While p0 is to robots input and p1 is the remote control output

The player has to run the code on the robot in lab and stop the robot by pushing the button within a marked area.

Advanced Control - Part 1

This time the player will setup a own code for an advanced controller with left, right input and stop. The input is digital and output could be digital or analogue for advanced players.

Inputs: p5 {-1, 0, 1} - X axis left, neutral, right p6 {-1, 0, 1} - Y axis break, neutral, speed up

Output: p6 {0, 1, 2, 3, 4} - Nothing, break, speed up, left, right

MOV p6 acc
CMP -1 ; if acc == -1
JMP break
CMP 1 ; if acc == 1
JMP forward
MOV p5 acc
CMP -1 ; if acc == -1
JMP left
CMP 1 ; if acc == 1
JMP right
break:
MOV p6 1
RET
forward:
MOV p6 2
RET
left:
MOV p6 3
RET
right:
MOV p6 4
RET

As the player has not yet implemented the robots code, he could not test it in the lab. To verify the result he could use a blackbox sort of probe analyser tool to emulate inputs and verify the results.

Advanced Control - Part 2

Now that the player has a working input controller device he will have to implement the robot side code.

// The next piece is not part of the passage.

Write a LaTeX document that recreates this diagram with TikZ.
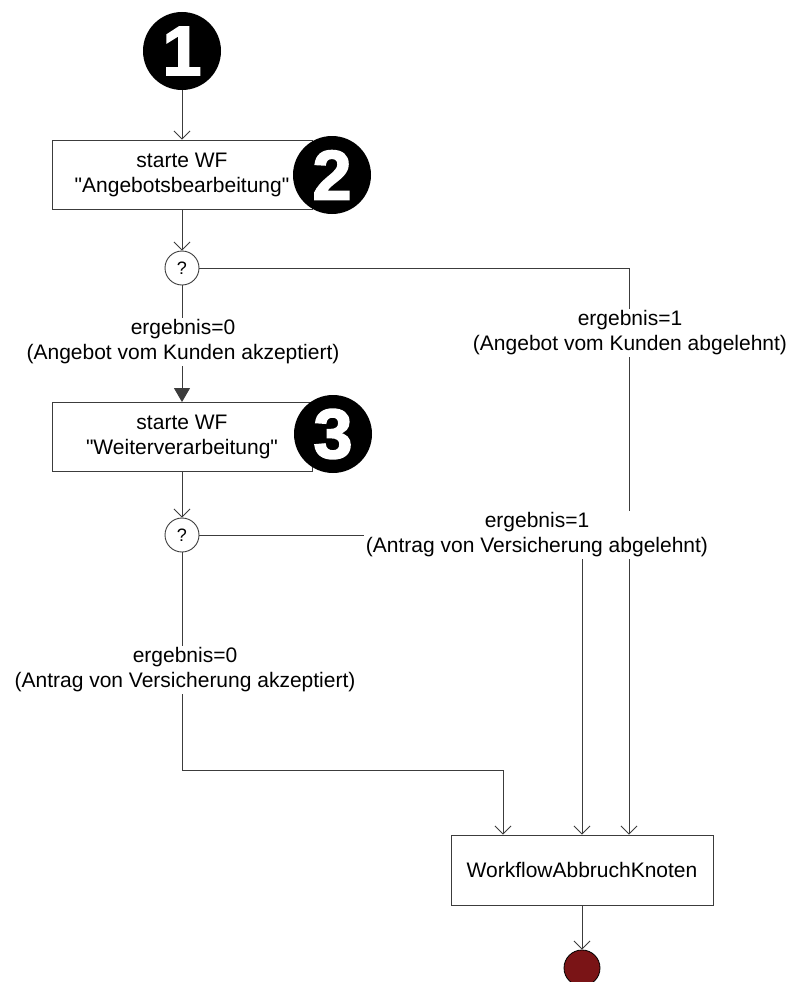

Input: p4 {0, 1, 2, 3, 4} - Nothing, break, speed up, left, right - Or as defined in previous mission

Output p5 {-1, 0, 1} - Left, Nothing, Right p0 {0, 1} - Break, Speed up

MOV p5 acc
CGT 2 ; if acc > 2
JMP directions
CMP 1 ; if acc == 1
JMP break
CMP 2 ; if acc == 2
JMP speedUp
break:
MOV 0 p0
RET
speedUp:
MOV 1 p0
RET
directions:
CMP -1 ; if acc == -1
JMP left
CMP 1 ; if acc == 1
JMP RIGHT
RET
left:
MOV -1 p5
RET
right:
MOV 1 p5
RET

Now that the player has implemented and verified the code of the controller and finished the implementation on the robots side, its time to test the robot in a parcour in the lab. The players bot has to pass several checkpoints and need to stop within an area to complete this mission.